Cipriano Reyes vers 1970
Fonctions
Député de la Nation argentine
Biographie
Date de naissance
Lieu de naissance Lincoln (province de Buenos Aires)
Date de décès (à 94 ans)
Lieu de décès Ibidem
Nature du décès Naturelle
Nationalité Drapeau de l'Argentine Argentin
Parti politique Parti travailliste
Profession Ouvrier ; dirigeant syndical
Résidence Berisso ; La Plata

Cipriano Reyes, (Lincoln, 1906 ― ibidem, 2001) était un dirigeant syndical et homme politique argentin.

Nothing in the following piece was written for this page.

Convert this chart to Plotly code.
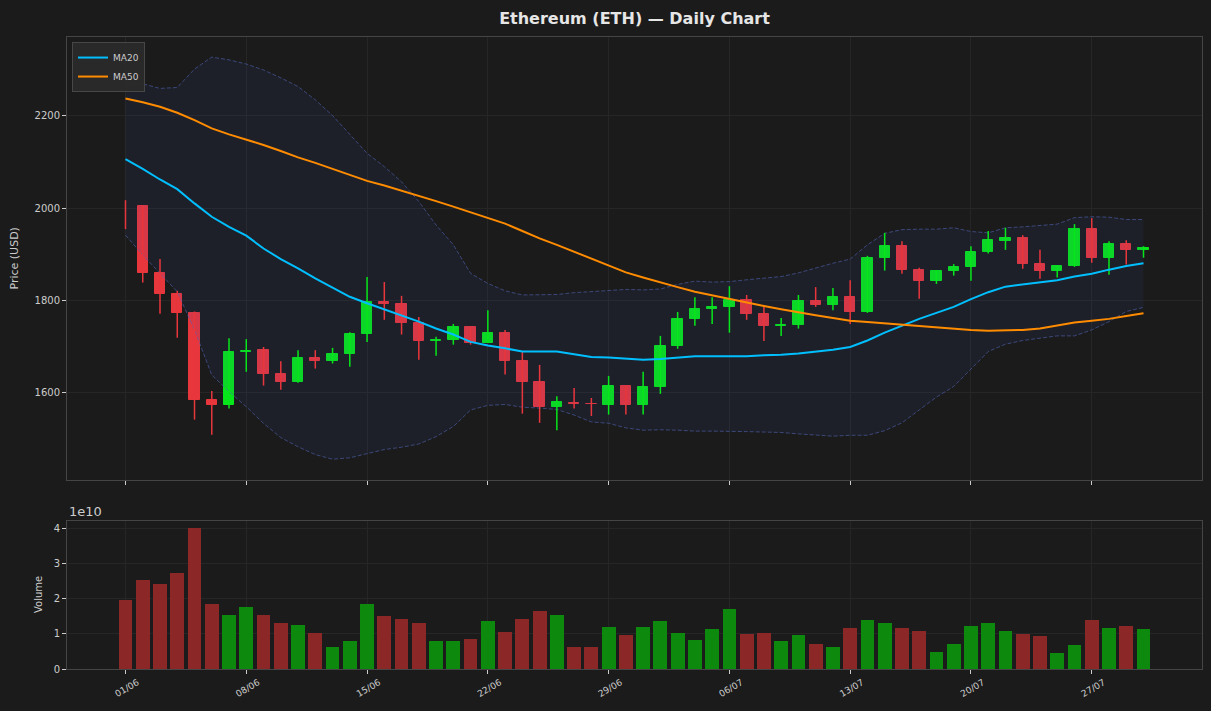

Ouvrier de l’industrie de la viande, il milita de très bonne heure dans le syndicalisme et fut dans les années 1930 le cofondateur du tout premier syndicat dans ce secteur d’activité. Les grèves qu’il organisa à ce titre lui valurent un premier séjour en prison. Fin 1943, ayant pris la tête du Syndicat autonome de l’industrie de la viande, né de la scission d’avec la FOIC dominée par les communistes, auxquels il ne cessera de s’opposer, il déclencha cette même année un mouvement de grève, qui lui attira un nouvel emprisonnement.

Après le coup d’État de 1943 et l’ascension de Perón à la fin de cette même année, Reyes fit partie du groupe de syndicalistes qui conclut une alliance avec Perón et Mercante, alliance qui jeta les bases du péronisme. Néanmoins, il lança en 1945 une grève dans les entreprises frigorifiques, qui s’étira sur 96 jours et provoqua un début de pénurie, mais dont le syndicat sortit victorieux. La même année, Reyes et ses camarades apporteront une contribution importante à l’arrivée de Perón à la tête de l’État, d’abord en participant activement dans Buenos Aires à la mobilisation ouvrière du 17 octobre 1945 pour exiger la libération de Perón retenu captif par les militaires, ensuite par leur apport de voix aux élections de février 1946. Sous le gouvernement péroniste, il résista à la tentative entreprise par le nouveau pouvoir de mettre au pas les syndicats (par absorption dans le mouvement péroniste et dans la CGT), et s’obstina à garder indépendant le Parti travailliste par lui fondé en 1946. Ne cessant de critiquer les dérives autoritaires du péronisme, il se vit l’objet en 1948 d’une accusation (peu étayée) de vouloir fomenter un attentat contre Perón et Evita, et fut condamné à la prison, dont il ne sortit qu’en 1955, à la faveur du coup d’État de septembre 1955 qui renversa Perón.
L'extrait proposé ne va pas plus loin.